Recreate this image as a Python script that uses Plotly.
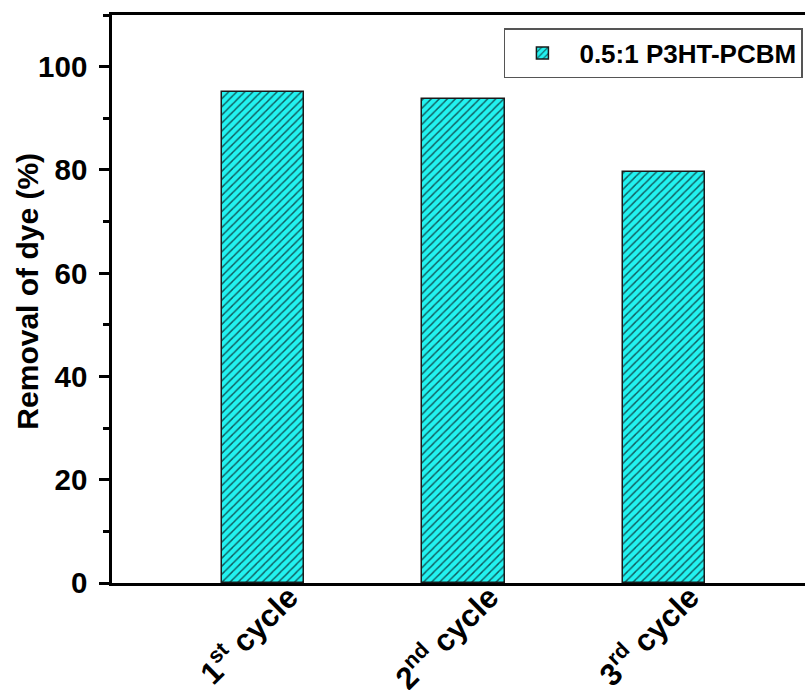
import plotly.graph_objects as go

categories = ["1st cycle", "2nd cycle", "3rd cycle"]
tick_labels = ["1<sup>st</sup> cycle", "2<sup>nd</sup> cycle", "3<sup>rd</sup> cycle"]
removal = [95.0, 93.7, 79.6]
series_name = "0.5:1 P3HT-PCBM"
y_title = "Removal of dye (%)"

FONT = "Liberation Sans, Arial, sans-serif"

fig = go.Figure()
fig.add_trace(go.Bar(
    x=categories, y=removal, name=series_name, width=0.41,
    marker=dict(
        color="#22F2F0",
        line=dict(color="#1a1a1a", width=1.5),
        pattern=dict(shape="/", fgcolor="#105c5e", bgcolor="#22F2F0",
                     size=5.7, solidity=0.25, fillmode="replace"),
    ),
    showlegend=True,
))

fig.update_layout(
    width=805, height=690,
    margin=dict(l=112, r=0, t=15, b=107),
    plot_bgcolor="white", paper_bgcolor="white",
    font=dict(family=FONT, color="black", size=24),
    showlegend=True,
    legend=dict(
        x=0.997, xanchor="right", y=1 - 13 / 567.7, yanchor="top",
        bordercolor="#555555", borderwidth=1.5, bgcolor="white",
        font=dict(family=FONT, size=26, color="black", weight="bold"),
        itemwidth=64,
    ),
    bargap=0,
    annotations=[dict(
        text=y_title, textangle=-90, showarrow=False,
        xref="paper", yref="paper",
        x=(28 - 112) / 693, y=(582.7 - 291.5) / 567.7,
        xanchor="center", yanchor="middle",
        font=dict(family=FONT, size=30, color="black", weight="bold"),
    )],
)
fig.update_xaxes(
    type="category", categoryorder="array", categoryarray=categories,
    tickmode="array", tickvals=categories, ticktext=tick_labels,
    range=[-0.753, 2.703], automargin=False,
    showline=True, linecolor="black", linewidth=2.5, mirror=True,
    ticks="", tickangle=-45,
    ticklabelshift=26, ticklabelstandoff=-19,
    tickfont=dict(family=FONT, size=31, color="black", weight="bold"),
    showgrid=False, zeroline=False,
)
fig.update_yaxes(
    range=[0, 110], dtick=20, tick0=0, automargin=False,
    showline=True, linecolor="black", linewidth=2.5, mirror=False,
    ticks="outside", ticklen=10, tickwidth=2.5, tickcolor="black",
    minor=dict(dtick=10, ticks="outside", ticklen=6, tickwidth=2.5, tickcolor="black", showgrid=False),
    ticklabelstandoff=6,
    tickfont=dict(family=FONT, size=29.5, color="black", weight="bold"),
    showgrid=False, zeroline=False,
)

fig.write_html("out.html", config={"displayModeBar": False},
               post_script="document.body.style.margin='0';")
———
EXERCISE AIM
Transcribe the listing in full. Omit the pictures and keep every line exact.

EXPECTED OUTPUT
Recreate this image as a Python script that uses Plotly.
import plotly.graph_objects as go

categories = ["1st cycle", "2nd cycle", "3rd cycle"]
tick_labels = ["1<sup>st</sup> cycle", "2<sup>nd</sup> cycle", "3<sup>rd</sup> cycle"]
removal = [95.0, 93.7, 79.6]
series_name = "0.5:1 P3HT-PCBM"
y_title = "Removal of dye (%)"

FONT = "Liberation Sans, Arial, sans-serif"

fig = go.Figure()
fig.add_trace(go.Bar(
    x=categories, y=removal, name=series_name, width=0.41,
    marker=dict(
        color="#22F2F0",
        line=dict(color="#1a1a1a", width=1.5),
        pattern=dict(shape="/", fgcolor="#105c5e", bgcolor="#22F2F0",
                     size=5.7, solidity=0.25, fillmode="replace"),
    ),
    showlegend=True,
))

fig.update_layout(
    width=805, height=690,
    margin=dict(l=112, r=0, t=15, b=107),
    plot_bgcolor="white", paper_bgcolor="white",
    font=dict(family=FONT, color="black", size=24),
    showlegend=True,
    legend=dict(
        x=0.997, xanchor="right", y=1 - 13 / 567.7, yanchor="top",
        bordercolor="#555555", borderwidth=1.5, bgcolor="white",
        font=dict(family=FONT, size=26, color="black", weight="bold"),
        itemwidth=64,
    ),
    bargap=0,
    annotations=[dict(
        text=y_title, textangle=-90, showarrow=False,
        xref="paper", yref="paper",
        x=(28 - 112) / 693, y=(582.7 - 291.5) / 567.7,
        xanchor="center", yanchor="middle",
        font=dict(family=FONT, size=30, color="black", weight="bold"),
    )],
)
fig.update_xaxes(
    type="category", categoryorder="array", categoryarray=categories,
    tickmode="array", tickvals=categories, ticktext=tick_labels,
    range=[-0.753, 2.703], automargin=False,
    showline=True, linecolor="black", linewidth=2.5, mirror=True,
    ticks="", tickangle=-45,
    ticklabelshift=26, ticklabelstandoff=-19,
    tickfont=dict(family=FONT, size=31, color="black", weight="bold"),
    showgrid=False, zeroline=False,
)
fig.update_yaxes(
    range=[0, 110], dtick=20, tick0=0, automargin=False,
    showline=True, linecolor="black", linewidth=2.5, mirror=False,
    ticks="outside", ticklen=10, tickwidth=2.5, tickcolor="black",
    minor=dict(dtick=10, ticks="outside", ticklen=6, tickwidth=2.5, tickcolor="black", showgrid=False),
    ticklabelstandoff=6,
    tickfont=dict(family=FONT, size=29.5, color="black", weight="bold"),
    showgrid=False, zeroline=False,
)

fig.write_html("out.html", config={"displayModeBar": False},
               post_script="document.body.style.margin='0';")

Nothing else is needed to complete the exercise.